As the result of the findings it’s clear that trading outlets and brands that fail to provide the in-store marketing and education the consumer seeks out risk pushing customers into the arms of traders and brands who are embracing in-store marketing.

At The Bar

 Fridges and shelves are not only for the practical chilling and storing wines; they are a ready made display area so arrange the wines to look visually appealing.

Use bottle boards and chalkboards to communicate your special offers.  For example, a simple message stating the wine, the way it tastes and the price will do the trick.
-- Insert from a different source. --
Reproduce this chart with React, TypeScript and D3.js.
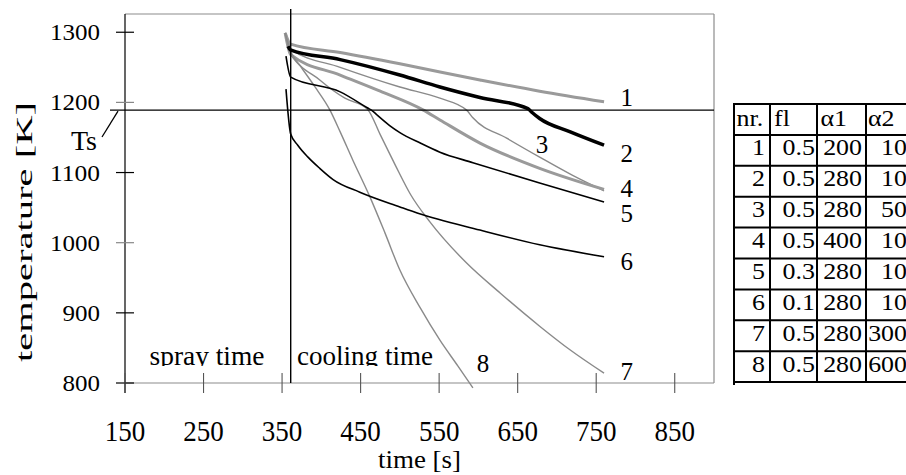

Merchandising Tips for Beers

  • Make sure you have a core range of the key market-leading beer brands.
  • Plan for uplifted sales during public holidays, major sporting events, seasonal holidays, etc.
  • Make sure the leading brands are always kept cold in the chillers.
  • Floor stacks can create additional display areas and improve availability, especially when on promotion.
  • Consider driving sales through cross merchandising or link buys.
  • Think about in-store theatre. 

Merchandising Tips for Ciders

  • Cider is a fast growing sector in the alcohol market that you can penetrate.
  • Ciders have strong regional preferences; make sure you take advantage of the area’s regional tastes.
  • Ensure the product is always chilled.
  • Focus on key brands.
  • Premium ciders are the major providers of value and cash margin; make sure you have enough brands at all trading times.

Merchandising Tips for Wines

  •  Use your chillers to display a range of white wines for customers who want a table-ready bottle.
  •  Don’t neglect expensive wines – customers will trade up for special occasions.
  •  Feature promotional offers both on the fixture and by having floor displays. Try multi-buy promotions and “wines of the month” deals.
  • On the other hand, don’t simply feature cheap wines because it will encourage down trading.

Merchandising Tips for Wines

  • Try, if possible, to allocate at least one full bay to enable clear identification of this section.
  • Block products vertically.
  • Locate this section late in the traffic flow close to the till point.
  • Stock a focused range of spirits and liqueurs.
  • Position deluxe/exclusive lines on the top shelf/shelves, premium brands at eye level and price fighting/own label on lower shelves. Allow for promotional space at eye level.
  • Keep the fixture full and bottles dusted regularly.